Task goal ::
Please write the listing below out again exactly, leaving every picture behind.

++++++++++++++++++++

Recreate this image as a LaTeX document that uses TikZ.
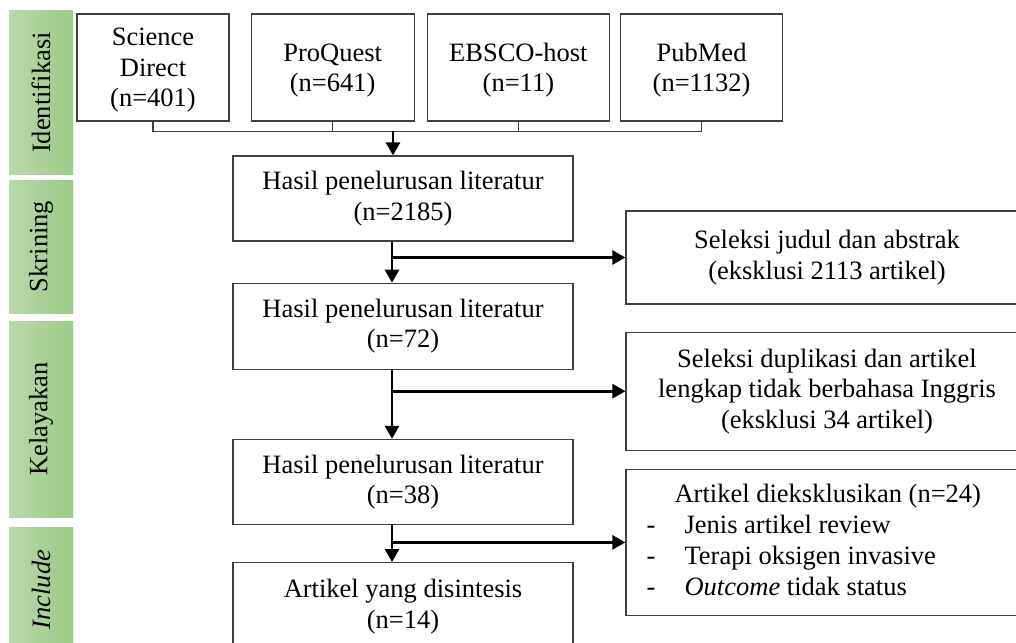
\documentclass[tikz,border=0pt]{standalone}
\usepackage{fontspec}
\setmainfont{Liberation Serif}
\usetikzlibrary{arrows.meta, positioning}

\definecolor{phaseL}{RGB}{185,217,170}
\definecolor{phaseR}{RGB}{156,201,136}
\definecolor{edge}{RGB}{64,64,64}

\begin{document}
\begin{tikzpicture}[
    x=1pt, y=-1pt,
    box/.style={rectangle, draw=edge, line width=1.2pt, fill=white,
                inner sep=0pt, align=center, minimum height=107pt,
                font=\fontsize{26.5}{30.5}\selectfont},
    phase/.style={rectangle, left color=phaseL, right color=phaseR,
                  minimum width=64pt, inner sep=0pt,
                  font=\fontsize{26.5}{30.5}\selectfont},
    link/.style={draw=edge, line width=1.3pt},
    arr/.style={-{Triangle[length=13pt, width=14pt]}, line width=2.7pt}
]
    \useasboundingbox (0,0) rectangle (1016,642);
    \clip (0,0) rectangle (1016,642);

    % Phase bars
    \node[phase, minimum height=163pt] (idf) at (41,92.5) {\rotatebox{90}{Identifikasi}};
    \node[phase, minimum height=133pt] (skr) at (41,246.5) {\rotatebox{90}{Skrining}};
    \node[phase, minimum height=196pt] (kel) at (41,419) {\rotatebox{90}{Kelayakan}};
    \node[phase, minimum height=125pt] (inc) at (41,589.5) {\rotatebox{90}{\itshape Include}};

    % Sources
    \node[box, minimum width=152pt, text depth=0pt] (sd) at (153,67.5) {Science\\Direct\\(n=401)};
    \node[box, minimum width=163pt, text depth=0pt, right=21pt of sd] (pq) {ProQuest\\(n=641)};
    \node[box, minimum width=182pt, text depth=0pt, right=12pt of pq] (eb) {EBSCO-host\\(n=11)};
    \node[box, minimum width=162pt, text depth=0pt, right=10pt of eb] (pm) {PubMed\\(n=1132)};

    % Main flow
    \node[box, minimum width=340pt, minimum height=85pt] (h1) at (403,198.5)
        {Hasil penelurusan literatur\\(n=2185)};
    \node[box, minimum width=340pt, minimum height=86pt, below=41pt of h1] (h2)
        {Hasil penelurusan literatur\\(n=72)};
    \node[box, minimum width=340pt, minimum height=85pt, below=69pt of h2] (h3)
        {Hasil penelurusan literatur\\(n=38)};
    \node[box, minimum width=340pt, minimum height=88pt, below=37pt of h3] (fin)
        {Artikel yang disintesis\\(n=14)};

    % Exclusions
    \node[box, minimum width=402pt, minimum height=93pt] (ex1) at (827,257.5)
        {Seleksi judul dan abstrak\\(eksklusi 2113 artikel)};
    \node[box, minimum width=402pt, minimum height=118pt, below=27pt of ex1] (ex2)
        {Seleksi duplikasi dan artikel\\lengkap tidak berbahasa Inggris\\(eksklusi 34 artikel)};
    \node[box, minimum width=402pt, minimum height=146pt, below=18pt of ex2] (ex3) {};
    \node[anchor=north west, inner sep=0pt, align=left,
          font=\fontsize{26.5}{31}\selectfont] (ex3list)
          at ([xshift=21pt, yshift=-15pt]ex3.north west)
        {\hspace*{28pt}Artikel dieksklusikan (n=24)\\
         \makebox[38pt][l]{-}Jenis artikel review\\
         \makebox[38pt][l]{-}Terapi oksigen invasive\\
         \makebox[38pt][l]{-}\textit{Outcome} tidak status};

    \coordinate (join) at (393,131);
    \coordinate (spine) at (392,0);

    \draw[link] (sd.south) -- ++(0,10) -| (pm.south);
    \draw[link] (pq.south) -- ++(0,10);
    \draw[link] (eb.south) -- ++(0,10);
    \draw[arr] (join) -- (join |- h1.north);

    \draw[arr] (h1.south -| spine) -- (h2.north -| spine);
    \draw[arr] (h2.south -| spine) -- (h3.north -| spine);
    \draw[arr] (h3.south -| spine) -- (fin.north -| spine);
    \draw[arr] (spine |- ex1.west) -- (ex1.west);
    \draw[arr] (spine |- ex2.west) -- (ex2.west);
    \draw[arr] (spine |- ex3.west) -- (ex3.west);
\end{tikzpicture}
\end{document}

++++++++++++++++++++

Task result ::
Recreate this image as a LaTeX document that uses TikZ.
\documentclass[tikz,border=0pt]{standalone}
\usepackage{fontspec}
\setmainfont{Liberation Serif}
\usetikzlibrary{arrows.meta, positioning}

\definecolor{phaseL}{RGB}{185,217,170}
\definecolor{phaseR}{RGB}{156,201,136}
\definecolor{edge}{RGB}{64,64,64}

\begin{document}
\begin{tikzpicture}[
    x=1pt, y=-1pt,
    box/.style={rectangle, draw=edge, line width=1.2pt, fill=white,
                inner sep=0pt, align=center, minimum height=107pt,
                font=\fontsize{26.5}{30.5}\selectfont},
    phase/.style={rectangle, left color=phaseL, right color=phaseR,
                  minimum width=64pt, inner sep=0pt,
                  font=\fontsize{26.5}{30.5}\selectfont},
    link/.style={draw=edge, line width=1.3pt},
    arr/.style={-{Triangle[length=13pt, width=14pt]}, line width=2.7pt}
]
    \useasboundingbox (0,0) rectangle (1016,642);
    \clip (0,0) rectangle (1016,642);

    % Phase bars
    \node[phase, minimum height=163pt] (idf) at (41,92.5) {\rotatebox{90}{Identifikasi}};
    \node[phase, minimum height=133pt] (skr) at (41,246.5) {\rotatebox{90}{Skrining}};
    \node[phase, minimum height=196pt] (kel) at (41,419) {\rotatebox{90}{Kelayakan}};
    \node[phase, minimum height=125pt] (inc) at (41,589.5) {\rotatebox{90}{\itshape Include}};

    % Sources
    \node[box, minimum width=152pt, text depth=0pt] (sd) at (153,67.5) {Science\\Direct\\(n=401)};
    \node[box, minimum width=163pt, text depth=0pt, right=21pt of sd] (pq) {ProQuest\\(n=641)};
    \node[box, minimum width=182pt, text depth=0pt, right=12pt of pq] (eb) {EBSCO-host\\(n=11)};
    \node[box, minimum width=162pt, text depth=0pt, right=10pt of eb] (pm) {PubMed\\(n=1132)};

    % Main flow
    \node[box, minimum width=340pt, minimum height=85pt] (h1) at (403,198.5)
        {Hasil penelurusan literatur\\(n=2185)};
    \node[box, minimum width=340pt, minimum height=86pt, below=41pt of h1] (h2)
        {Hasil penelurusan literatur\\(n=72)};
    \node[box, minimum width=340pt, minimum height=85pt, below=69pt of h2] (h3)
        {Hasil penelurusan literatur\\(n=38)};
    \node[box, minimum width=340pt, minimum height=88pt, below=37pt of h3] (fin)
        {Artikel yang disintesis\\(n=14)};

    % Exclusions
    \node[box, minimum width=402pt, minimum height=93pt] (ex1) at (827,257.5)
        {Seleksi judul dan abstrak\\(eksklusi 2113 artikel)};
    \node[box, minimum width=402pt, minimum height=118pt, below=27pt of ex1] (ex2)
        {Seleksi duplikasi dan artikel\\lengkap tidak berbahasa Inggris\\(eksklusi 34 artikel)};
    \node[box, minimum width=402pt, minimum height=146pt, below=18pt of ex2] (ex3) {};
    \node[anchor=north west, inner sep=0pt, align=left,
          font=\fontsize{26.5}{31}\selectfont] (ex3list)
          at ([xshift=21pt, yshift=-15pt]ex3.north west)
        {\hspace*{28pt}Artikel dieksklusikan (n=24)\\
         \makebox[38pt][l]{-}Jenis artikel review\\
         \makebox[38pt][l]{-}Terapi oksigen invasive\\
         \makebox[38pt][l]{-}\textit{Outcome} tidak status};

    \coordinate (join) at (393,131);
    \coordinate (spine) at (392,0);

    \draw[link] (sd.south) -- ++(0,10) -| (pm.south);
    \draw[link] (pq.south) -- ++(0,10);
    \draw[link] (eb.south) -- ++(0,10);
    \draw[arr] (join) -- (join |- h1.north);

    \draw[arr] (h1.south -| spine) -- (h2.north -| spine);
    \draw[arr] (h2.south -| spine) -- (h3.north -| spine);
    \draw[arr] (h3.south -| spine) -- (fin.north -| spine);
    \draw[arr] (spine |- ex1.west) -- (ex1.west);
    \draw[arr] (spine |- ex2.west) -- (ex2.west);
    \draw[arr] (spine |- ex3.west) -- (ex3.west);
\end{tikzpicture}
\end{document}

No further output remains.